Windows must remain closed for at least one year at new P3 schools
The P3 joint-use public/Catholic schools have been open for a week in Regina, Saskatoon, Warman and Martensville. However, the same cannot be said for the windows.
The contract between the school division and the Joint Use Mutual Partnership (JUMP) dictates that the windows must remain closed for at least the first school year.
“What they have to do is keep them closed for the period of a year so they can get a baseline of the energy, because they’re responsible to save, and prove that they can save a certain amount of energy over the lifecycle of the building,” Regina Catholic School Division Facilities Superintendent Rodd Hoffart explained.

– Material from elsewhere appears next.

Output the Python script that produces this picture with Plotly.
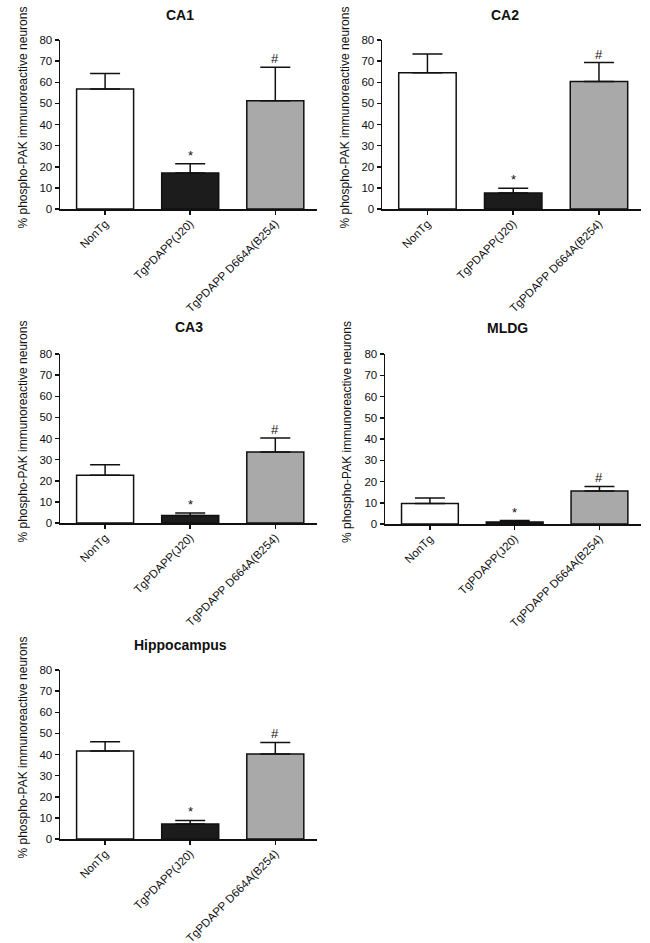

In the P3 School Reference Guide for Staff, it says JUMP will reassess the window policy after the first year once a baseline is established.
Students still receive circulated air through the fully air conditioned building. However, as with any new building, there are some growing pains. St. Kateri Tekakwitha principal Monica Norris said JUMP has had to come work on the AC due to the unseasonably warm start of the school year.
“As a two story building we have had some of the temperatures that have gotten a little bit higher than we would like, and not being able to open windows has been a bit of a factor with it, but they’ve had people out working on our air conditioning units,” Norris said.
Opposition Leader Nicole Sarauer said that this policy is not in the best interest of the students.
“These are things that should have been figured out beforehand, before the students are in to utilize the space,” Sarauer said.
“There’s some concerns when you’re not able to open up a window for period of time.”
The reference guide says the P3 schools should be treated like leased property, and should be maintained in “like new” condition.
Part of this involves limits on class decorations. Nothing can be mounted on walls without written authorization from JUMP. The guide states that 3M adhesive hooks and sticky tack are allowed.
Education Minister Bronwyn Eyre said that these measures are in place to avoid damaging structures behind the drywall.
“If you’re going to mount anything major there has to be some running of that by the school, and in this case JUMP just to ensure you’re not going to hit anything mechanical,” Eyre said.